Throughout this year, I’ve been working on slowing down.  In the midst of this holiday season, it doesn’t  feel like I’m achieving that goal, but I have caught myself thinking about stressors a little differently.

The poor little Fit.  Not feeling so euphoric today.

The poor little Fit. Not feeling so euphoric today.

A few weeks ago my car go rear ended.  While I wait for it to be fixed, I’ve driven a rental, used Matt’s car, and borrowed a car from a friend.  Each of these cars is a little different.  The gas tank is on a different side, the way you open the tank changes, how you unlock or lock the cars is all unique.  Everything from the lights to the windshield wipers to whether or not there is an ice scraper nearby is different in each and every vehicle.  And the trouble is I notice the difference when I’m in a rush.  Heading out for class, there’s a frost, and I can’t find the scraper.  Have my arms filled with stuff and realize the car I have today needs you to hold the key in your hand in order to open it.  Go to open the trunk and realize I don’t know how.

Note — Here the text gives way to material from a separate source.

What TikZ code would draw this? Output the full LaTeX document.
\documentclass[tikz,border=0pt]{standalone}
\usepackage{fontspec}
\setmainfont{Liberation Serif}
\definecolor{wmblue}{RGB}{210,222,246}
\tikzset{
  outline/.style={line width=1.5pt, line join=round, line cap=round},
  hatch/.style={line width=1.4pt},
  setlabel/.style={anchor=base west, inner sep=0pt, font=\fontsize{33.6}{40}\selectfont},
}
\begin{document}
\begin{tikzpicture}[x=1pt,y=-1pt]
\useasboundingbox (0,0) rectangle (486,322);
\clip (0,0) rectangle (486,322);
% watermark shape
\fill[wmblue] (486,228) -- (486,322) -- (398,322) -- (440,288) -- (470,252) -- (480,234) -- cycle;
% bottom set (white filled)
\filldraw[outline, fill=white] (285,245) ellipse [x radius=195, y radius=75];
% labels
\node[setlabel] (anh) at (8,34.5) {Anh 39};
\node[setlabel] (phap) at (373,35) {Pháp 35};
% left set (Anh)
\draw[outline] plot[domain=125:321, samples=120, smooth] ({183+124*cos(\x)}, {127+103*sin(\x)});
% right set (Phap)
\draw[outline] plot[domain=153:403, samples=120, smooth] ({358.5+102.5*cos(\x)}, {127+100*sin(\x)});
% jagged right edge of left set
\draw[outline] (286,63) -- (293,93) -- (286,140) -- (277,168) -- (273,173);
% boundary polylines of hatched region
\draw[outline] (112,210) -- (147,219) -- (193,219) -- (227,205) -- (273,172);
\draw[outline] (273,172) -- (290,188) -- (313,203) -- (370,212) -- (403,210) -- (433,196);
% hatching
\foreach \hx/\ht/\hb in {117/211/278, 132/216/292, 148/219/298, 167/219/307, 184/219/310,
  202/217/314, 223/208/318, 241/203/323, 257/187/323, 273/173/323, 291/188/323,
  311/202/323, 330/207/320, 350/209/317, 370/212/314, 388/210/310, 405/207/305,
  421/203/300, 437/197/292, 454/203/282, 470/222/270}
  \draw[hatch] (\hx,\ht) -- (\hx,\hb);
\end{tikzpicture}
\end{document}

They are all mild nuisances in the scheme of life, but my first thought is utter frustration.  So I changed my thought process.  I realized all these little changes that throw me off for a mere ten seconds are helping keep me present.  Normally, I’d hop in my car and go through the motions mindlessly.   The past four weeks, at least when driving, that hasn’t been an option.  Every car’s blind spot is different.  Every car’s turn signal works differently.  My hands free isn’t available.  I’ve learned I’m prone to thinking the hazards are the defrost.  They  never are.  Small things I’d been taking for granted require a little extra attention.

It’s still frustrating not to have my car.  And I cannot wait to have it back, but in some ways this has been a good reminder to appreciate the little things I take for granted, and to bring me back to the moment in a world that seems to be whirling by in a whiz.  And I wouldn’t have thought of these as opportunities to be present if my car hadn’t been damaged.

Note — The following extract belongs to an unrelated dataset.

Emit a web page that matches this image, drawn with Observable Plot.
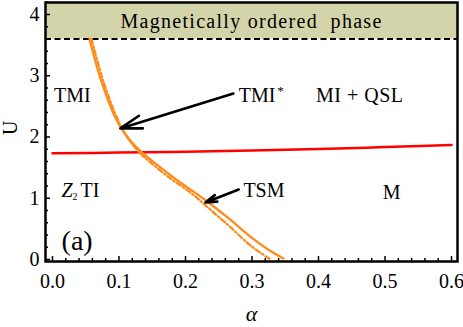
<!DOCTYPE html>
<html>
<head>
<meta charset="utf-8">
<script src="https://cdn.jsdelivr.net/npm/d3@7"></script>
<script src="https://cdn.jsdelivr.net/npm/@observablehq/plot@0.6"></script>
<style>
  html, body { margin: 0; padding: 0; background: white; }
</style>
</head>
<body>
<div id="chart"></div>
<script>
// Axis domains and ticks
const xDomain = [-0.0105, 0.609];
const yDomain = [-0.033, 4.196];
const xMajorTicks = [0, 0.1, 0.2, 0.3, 0.4, 0.5, 0.6];
const xMinorTicks = [0.02, 0.04, 0.06, 0.08, 0.12, 0.14, 0.16, 0.18, 0.22, 0.24, 0.26, 0.28, 0.32, 0.34, 0.36, 0.38, 0.42, 0.44, 0.46, 0.48, 0.52, 0.54, 0.56, 0.58];
const yMajorTicks = [0, 1, 2, 3, 4];
const yMinorTicks = [0.2, 0.4, 0.6, 0.8, 1.2, 1.4, 1.6, 1.8, 2.2, 2.4, 2.6, 2.8, 3.2, 3.4, 3.6, 3.8, 4.2];

// Magnetically ordered band
const bandBottom = 3.6;

// Red boundary (MI+QSL / M)
const redAlpha = [0, 0.1, 0.2, 0.3, 0.4, 0.5, 0.6];
const redU     = [1.735, 1.745, 1.76, 1.78, 1.805, 1.835, 1.87];

// Orange solid boundary
const solidAlpha = [0.0556, 0.0707, 0.0838, 0.0931, 0.1036, 0.1168, 0.1361, 0.1586, 0.188, 0.2286, 0.2632, 0.2970, 0.3241, 0.3474];
const solidU     = [3.6,    3.004,  2.596,  2.351,  2.139,  1.943,  1.731,  1.535,  1.290, 0.980,  0.686,  0.376,  0.163,  0.016];

// Orange dash-dotted boundary
const dashAlpha = [0.0586, 0.0737, 0.0865, 0.0955, 0.1045, 0.1158, 0.1338, 0.1474, 0.1774, 0.2075, 0.2301, 0.2647, 0.2977, 0.3278];
const dashU     = [3.6,    3.004,  2.596,  2.351,  2.139,  1.943,  1.714,  1.584,  1.322,  1.094,  0.882,  0.555,  0.229,  0.0];

// Labels (centres)
const labelText  = ["TMI", "TMI", "MI + QSL", "TSM", "M"];
const labelAlpha = [0.030, 0.3075, 0.462, 0.318, 0.510];
const labelU     = [2.68,  2.67,   2.67,  1.12,  1.10];

// Arrows
const arrowFromAlpha = [0.272, 0.280];
const arrowFromU     = [2.71, 1.143];
const arrowToAlpha   = [0.102, 0.230];
const arrowToU       = [2.14, 0.93];

const red = redAlpha.map((a, i) => ({a, u: redU[i]}));
const solid = solidAlpha.map((a, i) => ({a, u: solidU[i]}));
const dash = dashAlpha.map((a, i) => ({a, u: dashU[i]}));
const labels = labelText.map((t, i) => ({t, a: labelAlpha[i], u: labelU[i]}));
const arrows = arrowFromAlpha.map((a, i) => ({x1: a, y1: arrowFromU[i], x2: arrowToAlpha[i], y2: arrowToU[i]}));

const W = 463, H = 327, mL = 45, mR = 6, mT = 2, mB = 66;
const innerW = W - mL - mR, innerH = H - mT - mB;
const orange = "#ff8c1a";
const font = "\"Liberation Serif\", \"Times New Roman\", serif";

const chart = Plot.plot({
  width: W, height: H,
  marginLeft: mL, marginRight: mR, marginTop: mT, marginBottom: mB,
  style: {fontFamily: font, background: "white", color: "black"},
  x: {domain: xDomain},
  y: {domain: yDomain},
  marks: [
    Plot.rect([{x1: xDomain[0], x2: xDomain[1], y1: bandBottom, y2: yDomain[1]}],
      {x1: "x1", x2: "x2", y1: "y1", y2: "y2", fill: "#d4d4ab"}),
    Plot.ruleY([bandBottom], {stroke: "black", strokeWidth: 2, strokeDasharray: "6,3.5"}),
    // inward ticks
    Plot.tickX(xMajorTicks, {x: d => d, insetTop: innerH - 5, stroke: "black", strokeWidth: 1.5}),
    Plot.tickX(xMinorTicks, {x: d => d, insetTop: innerH - 3, stroke: "black", strokeWidth: 1.5}),
    Plot.tickY(yMajorTicks, {y: d => d, insetRight: innerW - 5, stroke: "black", strokeWidth: 1.5}),
    Plot.tickY(yMinorTicks, {y: d => d, insetRight: innerW - 3, stroke: "black", strokeWidth: 1.5}),
    Plot.axisX(xMajorTicks, {tickSize: 0, tickPadding: 12, fontSize: 20, tickFormat: d3.format(".1f"), label: null}),
    Plot.axisY(yMajorTicks, {tickSize: 0, tickPadding: 6, fontSize: 20, tickFormat: d3.format("d"), label: null}),
    // curves
    Plot.line(red, {x: "a", y: "u", stroke: "#ff0000", strokeWidth: 2.5, curve: "catmull-rom"}),
    Plot.line(solid, {x: "a", y: "u", stroke: orange, strokeWidth: 2.3, curve: "catmull-rom"}),
    Plot.line(dash, {x: "a", y: "u", stroke: orange, strokeWidth: 2.3, strokeDasharray: "5,2.5,1.5,2.5", curve: "catmull-rom"}),
    // arrows
    Plot.arrow(arrows, {x1: "x1", y1: "y1", x2: "x2", y2: "y2", stroke: "black", strokeWidth: 2.6, headLength: 13, headAngle: 34}),
    // labels
    Plot.text(["Magnetically ordered  phase"], {frameAnchor: "top", lineAnchor: "middle", dy: 19, fontSize: 20, fill: "black"}),
    Plot.text(labels, {x: "a", y: "u", text: "t", fontSize: 20, fill: "black"}),
    Plot.text(["*"], {x: () => 0.338, y: () => 2.76, textAnchor: "start", fontSize: 13, fill: "black"}),
    Plot.text(["Z"], {x: () => 0.0135, y: () => 1.12, textAnchor: "start", fontSize: 20, fontStyle: "italic", fill: "black"}),
    Plot.text(["2"], {x: () => 0.030, y: () => 1.03, textAnchor: "start", fontSize: 10, fill: "black"}),
    Plot.text(["TI"], {x: () => 0.042, y: () => 1.12, textAnchor: "start", fontSize: 20, fill: "black"}),
    Plot.text(["(a)"], {x: () => 0.037, y: () => 0.30, fontSize: 28, fill: "black"}),
    Plot.text(["U"], {frameAnchor: "left", dx: -35, dy: 3, rotate: -90, fontSize: 20, fill: "black"}),
    Plot.text(["α"], {frameAnchor: "bottom", lineAnchor: "middle", dy: 52, fontSize: 22, fontStyle: "italic", fill: "black"}),
    Plot.frame({stroke: "black", strokeWidth: 2.5})
  ]
});

chart.querySelectorAll("text").forEach(t => {
  if (t.textContent.startsWith("Magnetically")) { t.style.letterSpacing = "1.3px"; t.style.whiteSpace = "pre"; }
  if (t.textContent === "MI + QSL") { t.style.letterSpacing = "0.5px"; }
});

document.getElementById("chart").appendChild(chart);
</script>
</body>
</html>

I’ve read that changing your routine is good for your mind.  Things like brushing your teeth with the other hand or taking a different route to work are meant to keep your brain healthy.  Well, driving different cars can get added to the list.  And here’s a few more if you’re looking for any.

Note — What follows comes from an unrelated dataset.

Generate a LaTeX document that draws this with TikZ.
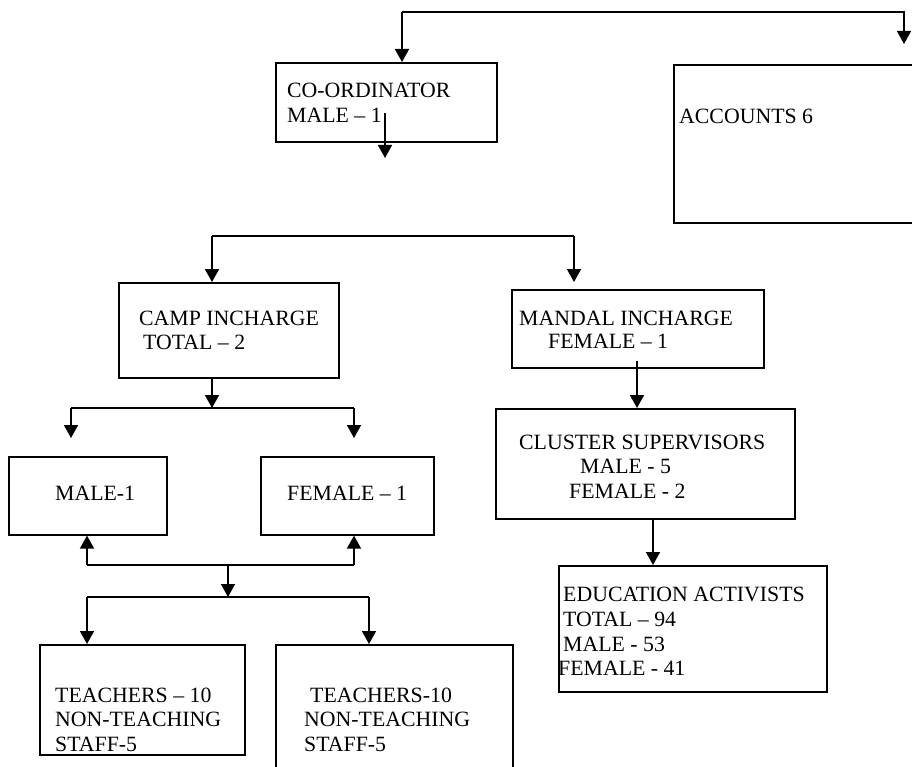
\documentclass[tikz,border=0pt]{standalone}
\usepackage{fontspec}
\setmainfont{Liberation Serif}
\usetikzlibrary{arrows.meta}
\tikzset{
  box/.style={draw, line width=1.6pt, anchor=north west, inner sep=0pt, rectangle},
  txt/.style={anchor=base west, inner sep=0pt, font=\fontsize{21.8}{25}\selectfont},
  conn/.style={line width=1.6pt},
  arr/.style={line width=1.6pt, -{Triangle[width=14pt,length=13pt]}},
}
\begin{document}
\begin{tikzpicture}[x=1pt,y=-1pt]
\useasboundingbox[fill=white] (0,0) rectangle (912,767);
% boxes
\node[box, minimum width=221pt, minimum height=79pt] (coord) at (275,62) {};
\node[box, minimum width=241pt, minimum height=158pt] (acc) at (673,64) {};
\node[box, minimum width=220pt, minimum height=95pt] (camp) at (118,282) {};
\node[box, minimum width=252pt, minimum height=78pt] (mandal) at (511,289) {};
\node[box, minimum width=158pt, minimum height=78pt] (male) at (8,456) {};
\node[box, minimum width=173pt, minimum height=78pt] (female) at (260,456) {};
\node[box, minimum width=299pt, minimum height=110pt] (cluster) at (495,408) {};
\node[box, minimum width=268pt, minimum height=126pt] (edu) at (558,565) {};
\node[box, minimum width=205pt, minimum height=110pt] (teachL) at (39,644) {};
\node[box, minimum width=237pt, minimum height=130pt] (teachR) at (275,644) {};
% texts
\node[txt] (t1) at (287,98) {CO-ORDINATOR};
\node[txt] (t2) at (287,123) {MALE – 1};
\node[txt] (t3) at (679,124) {ACCOUNTS 6};
\node[txt] (t4) at (139,325) {CAMP INCHARGE};
\node[txt] (t5) at (143,349) {TOTAL – 2};
\node[txt] (t6) at (519,325) {MANDAL INCHARGE};
\node[txt] (t7) at (548,348) {FEMALE – 1};
\node[txt] (t8) at (55,500) {MALE-1};
\node[txt] (t9) at (287,500) {FEMALE – 1};
\node[txt] (t10) at (519,449) {CLUSTER SUPERVISORS};
\node[txt] (t11) at (580,473) {MALE - 5};
\node[txt] (t12) at (569,498) {FEMALE - 2};
\node[txt] (t13) at (563,601) {EDUCATION ACTIVISTS};
\node[txt] (t14) at (563,626) {TOTAL – 94};
\node[txt] (t15) at (563,651) {MALE - 53};
\node[txt] (t16) at (558,675) {FEMALE - 41};
\node[txt] (t17) at (55,702) {TEACHERS – 10};
\node[txt] (t18) at (55,726) {NON-TEACHING};
\node[txt] (t19) at (55,751) {STAFF-5};
\node[txt] (t20) at (310,702) {TEACHERS-10};
\node[txt] (t21) at (304,726) {NON-TEACHING};
\node[txt] (t22) at (304,751) {STAFF-5};
% connector coordinates
\coordinate (tl) at (402,12);
\coordinate (tr) at (904,12);
\coordinate (trE) at (904,44);
\coordinate (cS) at (385,113);
\coordinate (cE) at (385,158);
\coordinate (hL) at (212,236);
\coordinate (hR) at (574,236);
\coordinate (campE) at (212,282);
\coordinate (mandE) at (574,282);
\coordinate (c2) at (212,408);
\coordinate (c2L) at (71,408);
\coordinate (c2R) at (354,408);
\coordinate (maleE) at (71,438);
\coordinate (femE) at (354,438);
\coordinate (uL) at (87,565);
\coordinate (uR) at (354,565);
\coordinate (uM) at (228,565);
\coordinate (dM) at (228,597);
\coordinate (dL) at (87,597);
\coordinate (dR) at (369,597);
\coordinate (m1) at (637,361);
\coordinate (cl1) at (653,518);
% connectors
\draw[arr] (tl) -- (coord.north -| tl);
\draw[arr] (tl) -- (tr) -- (trE);
\draw[arr] (cS) -- (cE);
\draw[conn] (hL) -- (hR);
\draw[arr] (hL) -- (campE);
\draw[arr] (hR) -- (mandE);
\draw[arr] (camp.south -| c2) -- (c2);
\draw[conn] (c2L) -- (c2R);
\draw[arr] (c2L) -- (maleE);
\draw[arr] (c2R) -- (femE);
\draw[arr] (uL) -- (male.south -| uL);
\draw[arr] (uR) -- (female.south -| uR);
\draw[conn] (uL) -- (uR);
\draw[arr] (uM) -- (dM);
\draw[conn] (dL) -- (dR);
\draw[arr] (dL) -- (teachL.north -| dL);
\draw[arr] (dR) -- (teachR.north -| dR);
\draw[arr] (m1) -- (cluster.north -| m1);
\draw[arr] (cl1) -- (edu.north -| cl1);
\end{tikzpicture}
\end{document}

Little Ways to Challenge Your Brain in the New Year:

  • At an exercise class, start with the side you normally don’t
  • Next time you come to class sit someplace different
  • When you cross your legs, cross them in the opposite direction
  • While showering try doing your routine in a different order
  • Next time you eat, try using your less dominant hand
  • Throughout the day, notice all the little things your brain and body are just doing for you and be impressed, because while living in the moment is important, what our mind and body is capable of learning is also pretty cool.

(Note: By the time you are reading this, I probably do have my car back.)